Sounds, Visions and Insights by Brian Skutle

American Psycho

Grade : C Year : 2000 Director : Mary Harron Running Time : 1hr 41min Genre : , ,
Movie review score
C

Patrick Bateman is either an underappreciated musicologist, or he would fit in magnificently with an online community of “experts” who dissect every little nuance of art, whether that nuance is there or not. That was one of my biggest takeaways from Mary Harron’s “American Psycho” as I watched it for the first time. Is there anything else that matters more from this film?

Before I get to the meat and potatoes of the film, I must say that Christian Bale is locked-in and brilliant to watch as Bateman, an investment banker on Wall Street with a raging narcissistic personality, and a desire to kill that cannot be sated. This was the beginning of Bale’s ascent from promising child actor (on display in “Empire of the Sun” and “Newsies”) to heavyweight character actor, and finally watching the film, I completely get why he became a hot commodity for filmmakers. He inhabits the role of Bateman with a beautifully absurd insincerity that moves from sinister to just plain bonkers at the drop of a hat. He is the main reason to watch this movie. I might even say he’s the only reason to watch this movie.

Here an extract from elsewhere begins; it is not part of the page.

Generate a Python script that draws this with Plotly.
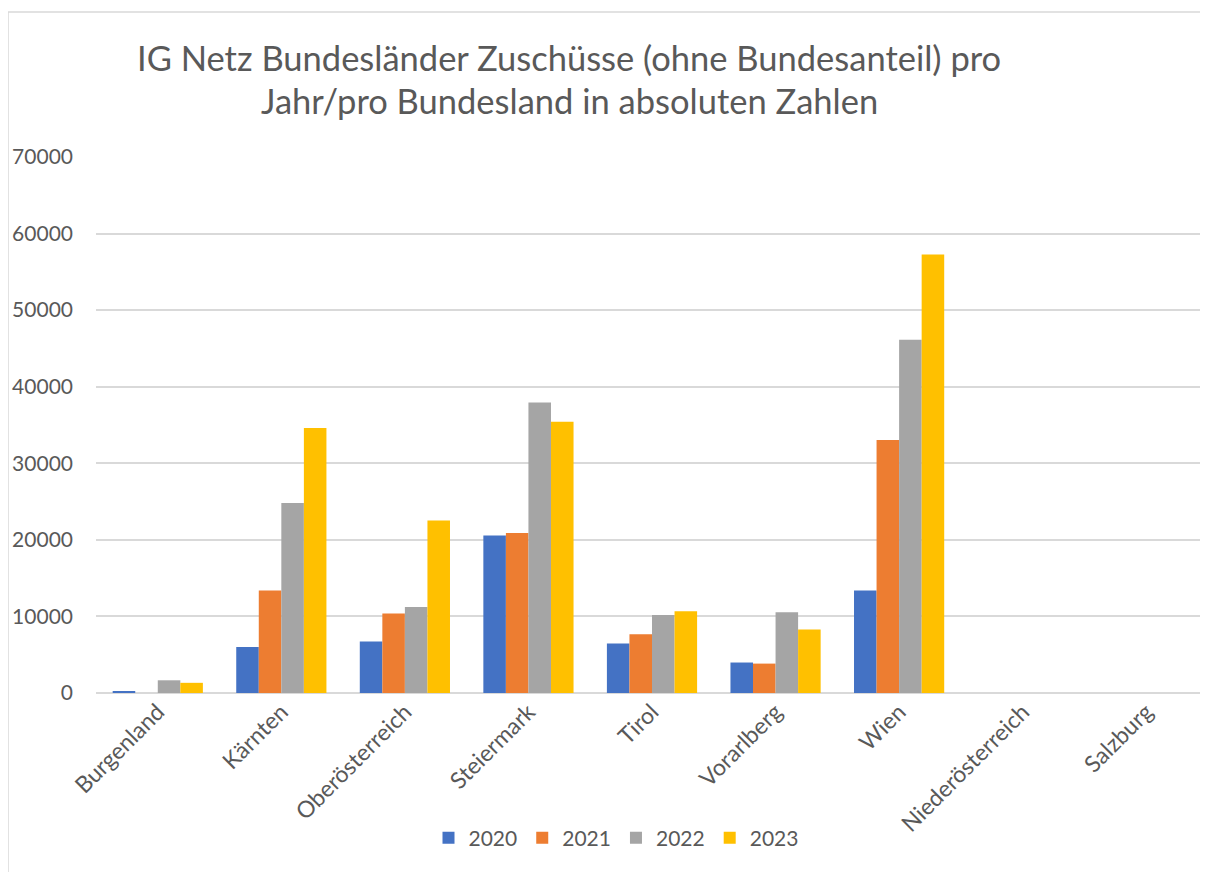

I remember, from the 2006 documentary “This Film is Not Yet Rated,” seeing Harron talk about her experience with this film and the MPAA, and how she said that the ratings board gave the film an NC-17 for essentially the entire tone of the film. Having now seen it, I am curious as to what tone the ratings board is referring to. The film, adapted by Harron and Guinevere Turner from the novel by Brett Easton Ellis, starts off as a slick parody of the empty Wall Street “greed is good” lifestyle Bateman exists in, and then it transitions into a ridiculous horror comedy when Bateman’s demons get the best of him, and he is unable to contain his killer instinct. The first part works better than the second part, although neither one is enough to sustain an entire feature film. The problem with creating such a hollow personality in a main character is that there isn’t really any depth that can be explored for the film’s 102-minute running time, regardless of how great the performance by Bale is.

This is a film where we are left wondering whether a great performance can elevate a film beyond its narrative limitations. I think that it can in some cases- I do not think it does in this case. What Harron is trying to accomplish here is a bit too muddled, even if you think it’s just a study of how a narcissistic personality can become unhinged, which I think is ultimately what the film is trying to get at. There’s just not a lot there to explore, and what we’re left with is a film that relishes in its outrageous moments (like Bateman’s musings on Huey Lewis and the News and Genesis before he has a threesome, or kills Jared Leto, or his naked chase with a chainsaw), gives us weird moments like “I’ve got to return a videotape” as a catch-all excuse, or is poking fun at the douchebag culture of Reagan’s America. With a shallow character at its center, you can only do so much with all of that.